Gracie entered the arena with his brother Royler as his selected cornerman, while Yoshida did the same with Tsuyoshi Kohsaka. Right before the bell rang, Gracie took off his gi jacket, electing to fight without it for the first time in his career. This was done in order to reduce Yoshida's chances to grip at his upper body.

The fight opened with Royce feinting strikes before hitting Yoshida with an illegal low blow. While Yoshida recovered from the pain, Hume warned Gracie with a yellow card, although the absence of judges meant warnings would be only decisive in case of a fight-stopping foul. After the fight restarted, the judoka landed a left hook/right uppercut combination and forced Gracie to drop down to the mat. The Brazilian attempted an ankle lock from the ground, but Yoshida blocked it and captured the Brazilian's back, ending up on half mount. The judoka then stood up and fought his opponent's grips from the feet, while Gracie controlled his sleeves and pursued a heel hook from the bottom. After interrupting the subsequent leglock exchange, Yoshida stood up again and the action slowed down for minutes, with Gracie pursuing further leglocks from a leg entanglement.

Roughly five minutes into the match, Yoshida escaped the hold and captured Gracie's back again, but the Brazilian managed to roll him to the side and escape. Although Yoshida then tried an armbar, Gracie avoided it and achieved his own half mount. The Brazilian scored several punches to the ribs in an attempt to fully mount him, to which the Japanese answered by trying a sode guruma jime from the bottom. At the ending minutes of the round, capitalizing on a failed escape by Yoshida, Royce captured his back. He spent the rest of the round pursuing a choke and scoring light punches, while Yoshida defended from behind until the end of the time.

At the second round, avoiding Yoshida's punches via ranged kicks, Gracie shot for a single leg takedown. Yoshida blocked and kneeled down on half mount, but Gracie answered by pursuing an ankle lock from the bottom. As in the previous round, the Japanese stood up and fought grips with a supine Royce, who benefitted from his lack of jacket to grapple with less risk of being grabbed. After some minutes, Yoshida eventually fell back for his own ankle hold. The fighters struggled with the exchange, reversing their positions back and forth, until Gracie capitalized on a visibly tired Yoshida to gain the mount. Royce landed several punches, eventually getting Yoshida to turtle up underneath him. The judoka then focused on preventing any submission and just enduring the strikes, while Gracie continued punching methodically for the next minutes, without attempting ulterior moves, until the end of the match.
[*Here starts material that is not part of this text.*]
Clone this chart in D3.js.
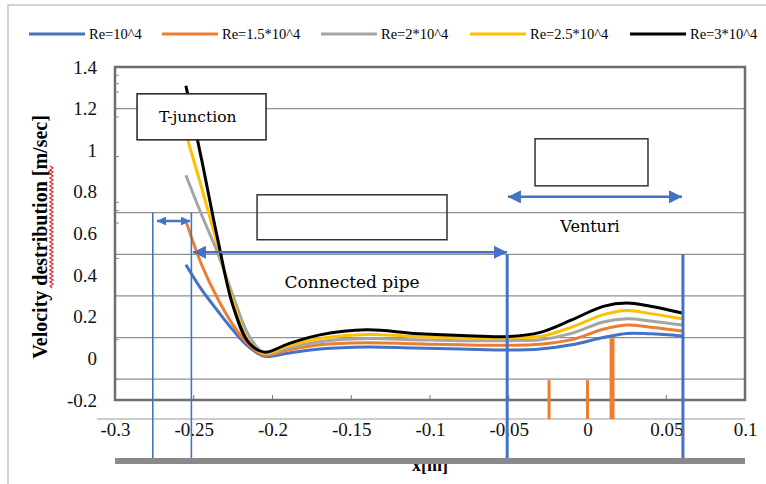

With the bout's result being announced as the perfunctory draw, Royce immediately engaged in winning celebrations, while Yoshida recovered from his knees with the opposite appearance.

===Reception===
Despite the technical draw, most pundits acknowledged Gracie's dominant performance this time, albeit without missing the irony that it had been precisely due to the rules demanded by the Gracie team that Royce had not won a unanimous decision. Still, the bout's critical reception was mixed, with Maxfighting.com reviewing it under the quote, "I'm not sure if the fans got what they wanted, but Royce sure seemed happy. [...] Other than that, no one really seemed in trouble." Accordingly, the Gracie side was satisfied with the outcome. Royce praised Yoshida's toughness and will, but reaffirmed his own victory and considered it a worthy rematch.

On the other side, Japanese fans were upset at Yoshida's role in the match. Even if it was acknowledged that his injuries and Royce's sudden decision to fight without jacket had stunted his performance, Japanese fans considered his performance underwhelming. The judoka himself expressed frustration with his own health and performance, and reiterated his wish of a rubber match against Royce. He was quoted as, "this time it ended in his way, but if there's a chance to do it again, I wonder if [Gracie] will be so satisfied. I want to properly if I have the opportunity to do it again." A rubber match was sought after by the Pride promoters, but Gracie declined and it never took place.